Explanation on Data and Variables

The data set I chose to go with was on the FIFA World Cup Tournament from TidyTuesday. The dataset lets you take a look at every single game ever in the World Cup starting in 1930 when the first World Cup began. There are 15 variables in this set. The variables I will be using to answer my question will be stage, winning_team, and outcome.

Question

What countries/teams usually make it farther in the World Cup tournament? Also does being the home team rather than away have an advantage?

Analyzing Data

# Scatter plot of each team and how far they have made it in the tournament
ggplot(data = data, mapping = aes(x = stage, y = winning_team)) + 
  geom_point()

# Bar chart of how many wins the home and away teams have, or if they draw
ggplot(data) + 
  geom_bar(mapping = aes(x = outcome))

# Scatter/point chart on how many teams have won each stage
ggplot(data = data) +
  geom_count(mapping = aes(x = outcome, y = stage))

Conclusions on Data

When looking at the first scatter plot of each team and how far they have made it in the tournament, we can see that Argentina, Brazil, England, France, Italy, Spain, Uruguay, and Germany are the only countries/teams that have made it to the finals of the World Cup, that’s also since 1930, so these countries/teams have been known as usually the favorites to win when the tournament comes up.

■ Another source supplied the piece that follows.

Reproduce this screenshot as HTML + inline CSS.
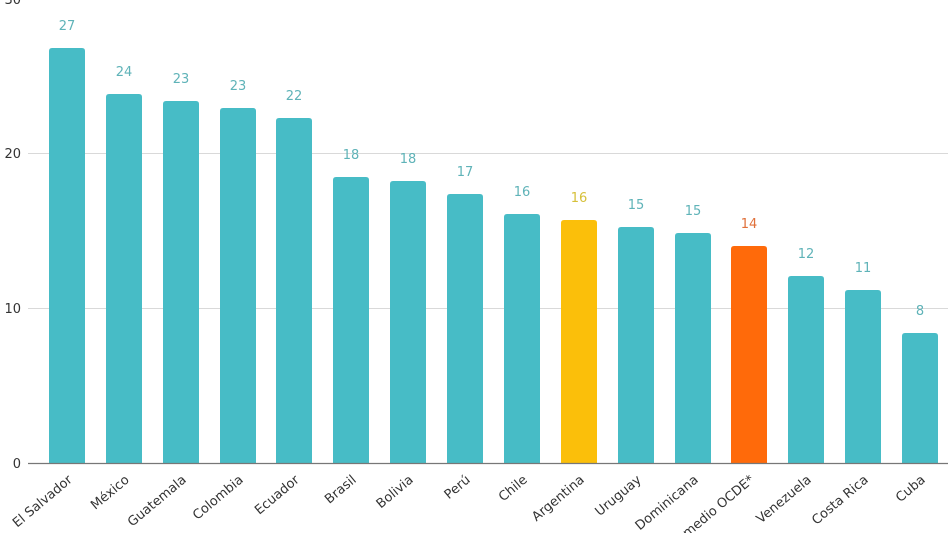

Following the scatter plot is the bar chart which shows us that being the home team instead of away definitely has a slight advantage with the away team totaling 300 wins and the home team totaling around 425 wins. Moving onto the scatter/point chart we see the trend that in the group stages of the tournament you can draw with teams since they are scored on a point system. Than obviously when you get to third place, semi-finals, and the finals they’re no draws since there must be a winner and a loser.